*Do this*.
Print the records below exactly, starting at the first line and stopping after the line that contains "var yOffset = -(639". Leave out any pictures.

*Data extract*.
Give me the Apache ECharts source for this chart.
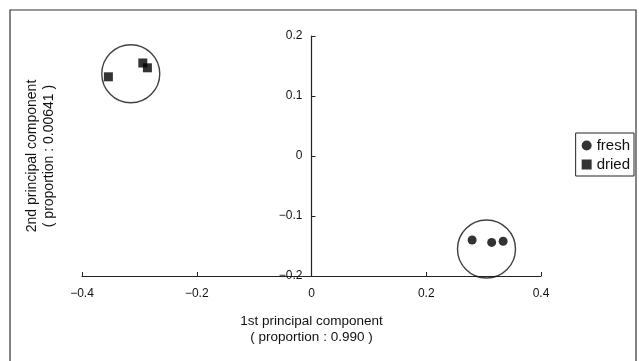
<!DOCTYPE html>
<html>
<head>
<meta charset="utf-8">
<script src="https://cdn.jsdelivr.net/npm/echarts@6/dist/echarts.min.js"></script>
<style>
  html, body { margin: 0; padding: 0; background: #fff; }
  #main { width: 639px; height: 361px; }
</style>
</head>
<body>
<div id="main"></div>
<script>
// PCA scores
var fresh = [[0.280, -0.140], [0.314, -0.144], [0.334, -0.142]];
var dried = [[-0.354, 0.132], [-0.294, 0.155], [-0.286, 0.147]];
// enclosing circles (centres)
var groupCentres = [[-0.315, 0.137], [0.305, -0.155]];
var xTicks = [-0.4, -0.2, 0, 0.2, 0.4];
var yTicks = [-0.2, -0.1, 0, 0.1, 0.2];

var fontFam = 'Liberation Sans, Arial, sans-serif';
var gridLeft = 82, gridRight = 98;

function fmt(v) {
    return String(v).replace('-', '\u2212');
}

var myChart = echarts.init(document.getElementById('main'));
// y axis sits on x = 0 (middle of the x range)
var yOffset = -(639 - gridLeft - gridRight) / 2;

myChart.setOption({
    backgroundColor: '#fff',
    animation: false,
    textStyle: { fontFamily: fontFam, color: '#111' },
    grid: { left: gridLeft, right: gridRight, top: 36, bottom: 85, containLabel: false, outerBoundsMode: 'none' },
    legend: {
        data: [
            { name: 'fresh', icon: 'circle' },
            { name: 'dried', icon: 'rect' }
        ],
        orient: 'vertical',
        right: 5,
        top: 133,
        itemWidth: 10,
        itemHeight: 10,
        itemGap: 4,
        padding: [5, 4, 4, 6],
        borderColor: '#222',
        borderWidth: 1,
        textStyle: { fontSize: 15, color: '#111', fontFamily: fontFam, padding: [0, 0, 0, 0] }
    },
    xAxis: {
        type: 'value',
        min: xTicks[0],
        max: xTicks[xTicks.length - 1],
        interval: 0.2,
        axisLine: { onZero: false, lineStyle: { color: '#222', width: 1.2 } },
        axisTick: { inside: true, length: 4, lineStyle: { color: '#222' } },
        axisLabel: { formatter: fmt, fontSize: 12, color: '#111', margin: 12 },
        splitLine: { show: false },
        name: '1st principal component\n( proportion : 0.990 )',
        nameLocation: 'middle',
        nameGap: 37,
        nameTextStyle: { fontSize: 13.5, color: '#111', lineHeight: 16 }
    },
    yAxis: {
        type: 'value',
        min: yTicks[0],
        max: yTicks[yTicks.length - 1],
        interval: 0.1,
        offset: yOffset,
        axisLine: { onZero: false, lineStyle: { color: '#222', width: 1.2 } },
        axisTick: { inside: true, length: 4, lineStyle: { color: '#222' } },
        axisLabel: { formatter: fmt, fontSize: 12, color: '#111', margin: 9 },
        splitLine: { show: false },
        name: '2nd principal component\n( proportion : 0.00641 )',
        nameLocation: 'middle',
        nameGap: 254,
        nameRotate: 90,
        nameTextStyle: { fontSize: 14, color: '#111', lineHeight: 17 }
    },
    graphic: [{
        type: 'rect',
        shape: { x: 10, y: 10, width: 626, height: 360 },
        style: { fill: 'none', stroke: '#333', lineWidth: 1.2 },
        silent: true
    }],
    series: [
        {
            name: 'groups',
            type: 'scatter',
            data: groupCentres,
            symbol: 'circle',
            symbolSize: 58,
            itemStyle: { color: 'rgba(0,0,0,0)', borderColor: '#111', borderWidth: 1.4 },
            silent: true,
            z: 1
        },
        {
            name: 'fresh',
            type: 'scatter',
            data: fresh,
            symbol: 'circle',
            symbolSize: 9,
            itemStyle: { color: '#000' },
            z: 3
        },
        {
            name: 'dried',
            type: 'scatter',
            data: dried,
            symbol: 'rect',
            symbolSize: 9,
            itemStyle: { color: '#000' },
            z: 3
        }
    ]
});
</script>
</body>
</html>
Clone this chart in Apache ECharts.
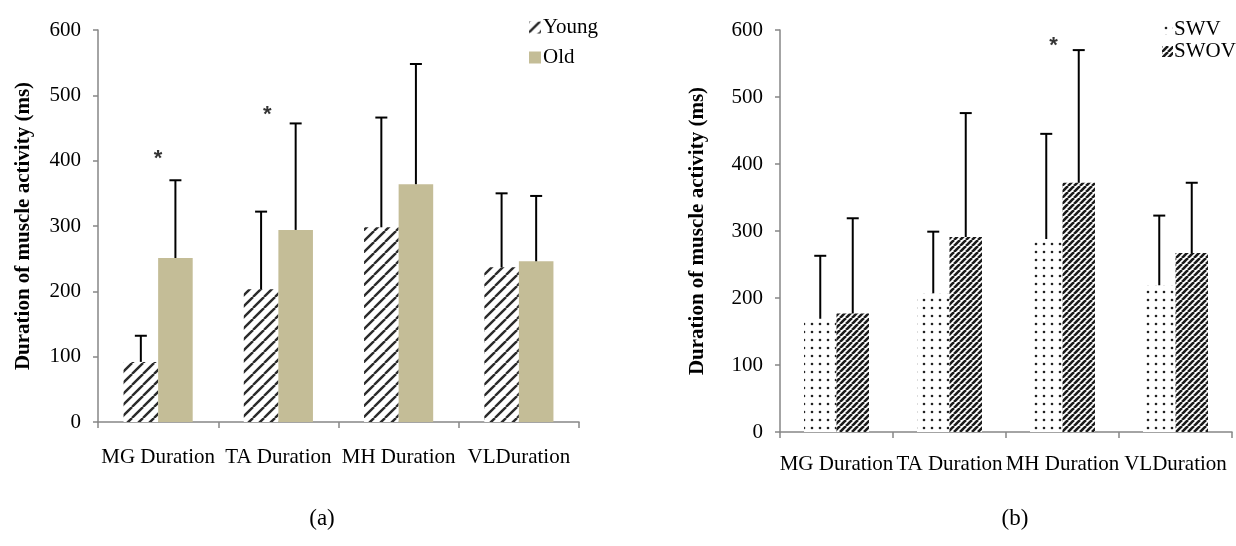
<!DOCTYPE html>
<html>
<head>
<meta charset="utf-8">
<script src="https://cdn.jsdelivr.net/npm/echarts@6/dist/echarts.min.js"></script>
<style>
html,body{margin:0;padding:0;background:#fff;}
#chart{width:1236px;height:546px;}
</style>
</head>
<body>
<div id="chart"></div>
<script>
// ---- data ----
const categories = ['MG Duration', 'TA Duration', 'MH Duration', 'VLDuration'];
const yTicks = [0, 100, 200, 300, 400, 500, 600];

const youngMean = [92, 203, 298, 237];
const youngSD   = [40, 119, 168, 113];
const oldMean   = [251, 294, 364, 246];
const oldSD     = [119, 163, 184, 100];
const starsA    = [['MG Duration', 410], ['TA Duration', 478]];

const swvMean  = [169, 207, 288, 219];
const swvSD    = [94, 92, 157, 104];
const swovMean = [177, 291, 372, 267];
const swovSD   = [142, 185, 198, 105];
const starsB   = [['MH Duration', 584]];

// ---- styles ----
const SERIF = "'Liberation Serif','Times New Roman',serif";
const AXIS_GRAY = '#868686';
const CAT_GAP = 0.425;
const FS = 21;

function stripeTile(size, lw, color) {
  const c = document.createElement('canvas');
  c.width = size; c.height = size;
  const g = c.getContext('2d');
  g.fillStyle = '#fff'; g.fillRect(0, 0, size, size);
  g.strokeStyle = color; g.lineWidth = lw;
  for (let k = -1; k <= 1; k++) {
    g.beginPath();
    g.moveTo(k * size, size);
    g.lineTo(k * size + size, 0);
    g.stroke();
  }
  return c;
}
function dotTile(size, r, color) {
  const c = document.createElement('canvas');
  c.width = size; c.height = size;
  const g = c.getContext('2d');
  g.fillStyle = '#fff'; g.fillRect(0, 0, size, size);
  g.fillStyle = color;
  g.beginPath(); g.arc(size / 2, size / 2, r, 0, Math.PI * 2); g.fill();
  return c;
}
const youngFill = { image: stripeTile(11, 2.4, '#2a2a2a'), repeat: 'repeat' };
const swovFill  = { image: stripeTile(6, 2.6, '#1a1a1a'), repeat: 'repeat' };
const swvFill   = { image: dotTile(8, 1.3, '#222'), repeat: 'repeat' };
const oldFill   = '#C4BD97';

function errRender(side) {
  return function (params, api) {
    const idx = api.value(0), m = api.value(1), sd = api.value(2);
    const p0 = api.coord([idx, m]);
    const p1 = api.coord([idx, m + sd]);
    const catW = api.size([1, 0])[0];
    const barW = catW * (1 - CAT_GAP) / 2;
    const x = p0[0] + side * barW / 2;
    const st = { stroke: '#000', lineWidth: 2 };
    return {
      type: 'group',
      children: [
        { type: 'line', shape: { x1: x, y1: p0[1], x2: x, y2: p1[1] }, style: st },
        { type: 'line', shape: { x1: x - 6, y1: p1[1], x2: x + 6, y2: p1[1] }, style: st }
      ]
    };
  };
}
function errData(mean, sd) { return mean.map((m, i) => [i, m, sd[i]]); }

function xAxisDef(grid, margin) {
  return {
    type: 'category', gridIndex: grid, data: categories,
    axisLine: { lineStyle: { color: AXIS_GRAY, width: 1.5 } },
    axisTick: { show: true, length: 6, lineStyle: { color: AXIS_GRAY, width: 1.5 } },
    axisLabel: { color: '#000', fontFamily: SERIF, fontSize: FS, margin: margin, interval: 0, hideOverlap: false },
    splitLine: { show: false }
  };
}
function yAxisDef(grid, gap) {
  return {
    type: 'value', gridIndex: grid, min: yTicks[0], max: yTicks[yTicks.length - 1], interval: 100,
    name: 'Duration of muscle activity (ms)', nameLocation: 'middle', nameGap: gap, nameRotate: 90,
    nameTextStyle: { color: '#000', fontFamily: SERIF, fontSize: FS, fontWeight: 'bold' },
    axisLine: { show: true, lineStyle: { color: AXIS_GRAY, width: 1.5 } },
    axisTick: { show: true, length: 5, lineStyle: { color: AXIS_GRAY, width: 1.5 } },
    axisLabel: { color: '#000', fontFamily: SERIF, fontSize: FS, margin: 17 },
    splitLine: { show: false }
  };
}
function starSeries(x, y, data, dx) {
  return {
    type: 'scatter', xAxisIndex: x, yAxisIndex: y, data: data, symbolSize: 1,
    itemStyle: { color: 'rgba(0,0,0,0)' }, silent: true, z: 5,
    label: { show: true, position: 'inside', formatter: '*', offset: [dx, 5],
      color: '#000', fontFamily: "'Liberation Sans',sans-serif", fontSize: 22, fontWeight: 'bold' }
  };
}

const chart = echarts.init(document.getElementById('chart'), null, { renderer: 'canvas' });
chart.setOption({
  backgroundColor: '#fff',
  animation: false,
  grid: [
    { left: 98, top: 30, width: 481, height: 392 },
    { left: 780, top: 30, width: 452, height: 402 }
  ],
  xAxis: [xAxisDef(0, 25), xAxisDef(1, 22)],
  yAxis: [yAxisDef(0, 64), yAxisDef(1, 72)],
  legend: [
    { data: ['Young', 'Old'], orient: 'vertical', left: 524, top: 12, itemGap: 9,
      itemWidth: 12, itemHeight: 12, icon: 'rect',
      textStyle: { color: '#000', fontFamily: SERIF, fontSize: FS, lineHeight: 21, padding: [0, 0, 0, -3] } },
    { data: ['SWV', 'SWOV'], orient: 'vertical', left: 1157, top: 14, itemGap: 1,
      itemWidth: 11, itemHeight: 11, icon: 'rect',
      textStyle: { color: '#000', fontFamily: SERIF, fontSize: FS, lineHeight: 21, padding: [0, 0, 0, -4] } }
  ],
  graphic: [
    { type: 'text', x: 322, y: 519, style: { text: '(a)', align: 'center', verticalAlign: 'middle', font: '23px ' + SERIF, fill: '#000' } },
    { type: 'text', x: 1015, y: 519, style: { text: '(b)', align: 'center', verticalAlign: 'middle', font: '23px ' + SERIF, fill: '#000' } }
  ],
  series: [
    { name: 'Young', type: 'bar', xAxisIndex: 0, yAxisIndex: 0, data: youngMean,
      barGap: '0%', barCategoryGap: (CAT_GAP * 100) + '%', itemStyle: { color: youngFill } },
    { name: 'Old', type: 'bar', xAxisIndex: 0, yAxisIndex: 0, data: oldMean,
      barGap: '0%', barCategoryGap: (CAT_GAP * 100) + '%', itemStyle: { color: oldFill } },
    { type: 'custom', xAxisIndex: 0, yAxisIndex: 0, renderItem: errRender(-1), data: errData(youngMean, youngSD), z: 4, silent: true },
    { type: 'custom', xAxisIndex: 0, yAxisIndex: 0, renderItem: errRender(1), data: errData(oldMean, oldSD), z: 4, silent: true },
    starSeries(0, 0, starsA.slice(0, 1), 0),
    starSeries(0, 0, starsA.slice(1), -11),

    { name: 'SWV', type: 'bar', xAxisIndex: 1, yAxisIndex: 1, data: swvMean,
      barGap: '0%', barCategoryGap: (CAT_GAP * 100) + '%', itemStyle: { color: swvFill } },
    { name: 'SWOV', type: 'bar', xAxisIndex: 1, yAxisIndex: 1, data: swovMean,
      barGap: '0%', barCategoryGap: (CAT_GAP * 100) + '%', itemStyle: { color: swovFill } },
    { type: 'custom', xAxisIndex: 1, yAxisIndex: 1, renderItem: errRender(-1), data: errData(swvMean, swvSD), z: 4, silent: true },
    { type: 'custom', xAxisIndex: 1, yAxisIndex: 1, renderItem: errRender(1), data: errData(swovMean, swovSD), z: 4, silent: true },
    starSeries(1, 1, starsB, -9)
  ]
});
</script>
</body>
</html>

*Response to this task*.
Give me the Apache ECharts source for this chart.
<!DOCTYPE html>
<html>
<head>
<meta charset="utf-8">
<script src="https://cdn.jsdelivr.net/npm/echarts@6/dist/echarts.min.js"></script>
<style>
  html, body { margin: 0; padding: 0; background: #fff; }
  #main { width: 639px; height: 361px; }
</style>
</head>
<body>
<div id="main"></div>
<script>
// PCA scores
var fresh = [[0.280, -0.140], [0.314, -0.144], [0.334, -0.142]];
var dried = [[-0.354, 0.132], [-0.294, 0.155], [-0.286, 0.147]];
// enclosing circles (centres)
var groupCentres = [[-0.315, 0.137], [0.305, -0.155]];
var xTicks = [-0.4, -0.2, 0, 0.2, 0.4];
var yTicks = [-0.2, -0.1, 0, 0.1, 0.2];

var fontFam = 'Liberation Sans, Arial, sans-serif';
var gridLeft = 82, gridRight = 98;

function fmt(v) {
    return String(v).replace('-', '\u2212');
}

var myChart = echarts.init(document.getElementById('main'));
// y axis sits on x = 0 (middle of the x range)
var yOffset = -(639 - gridLeft - gridRight) / 2;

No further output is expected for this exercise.